Unfortunately, the government of Uganda and it’s allies mandated to construct an oil pipeline have not yet accomplished their part of the bargain.
But all is not lost, particularly because the East African Crude Oil Pipeline (EACOP) is expected to accomplish the said critical milestone by the second half of next year
John Bosco Habumugisha, EACOP’s deputy managing director, confirms the above-mentioned timelines.
He underscores the need to build for Uganda an intelligent, innovative and sustainable pipeline system using green energy, emphasizing that’s more prudent than rushing through the job.
Returning to the accomplished oil wells, Dennis Mulondo, a geologist at CNOOC, credits the report.
” These fifteen wells are sufficient. We need fifteen wells for first oil, so as a building partner we are ready to produce,” the geologist authoritatively asserts.

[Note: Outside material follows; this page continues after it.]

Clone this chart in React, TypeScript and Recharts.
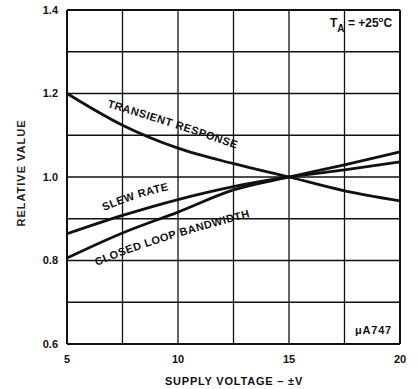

Ernest Rubondo, the boss of the Petroleum Authority of Uganda (PAU), credits Mulondo’s assertions and lauds CNOO over the critical milestone.
” Kingfisher is supposed to have a total of 31 wells, and CNOOC is moving very well,” PAU’s elated boss emphasizes.
Rubondo illuminates that as CNOOC still has seventeen more wells to accomplish, the fifteen wells available are enough to produce Uganda’s first oil.
He stresses that the outstanding wells can be drilled in the course of producing the country’s initial oil.
President Yoweri Museveni refused to sell crude oil, reasoning that it doesn’t make much financial sense since crude oil sells at a song on the world market.
The Big Man further asserts selling crude deprives an oil producing country of the byproducts of crude oil like methane and fertilizers.
Western countries seeking to buy Uganda’s oil cheaply, put pressure on Gen Museveni to sell crude oil and when he refused, they also refused to fund the construction of an oil pipeline and other essential infrastructures, aiming to sabotage the lucrative project.
When the Big Man secured alternative sponsors of the critical pipeline system, governments in the Western countries sabotaged most of the deals by blacklisting the sponsors as abusers of the ecosystem.
But Museveni completely refused to kowtow to the orders from the imperialists and co-opted Tanzania whom Uganda is working with to construct the pipeline system. (For comments on this story, get back to us on 0705579994 [WhatsApp line], 0779411734 & 041 4674611 or email us at mulengeranews@gmail.com).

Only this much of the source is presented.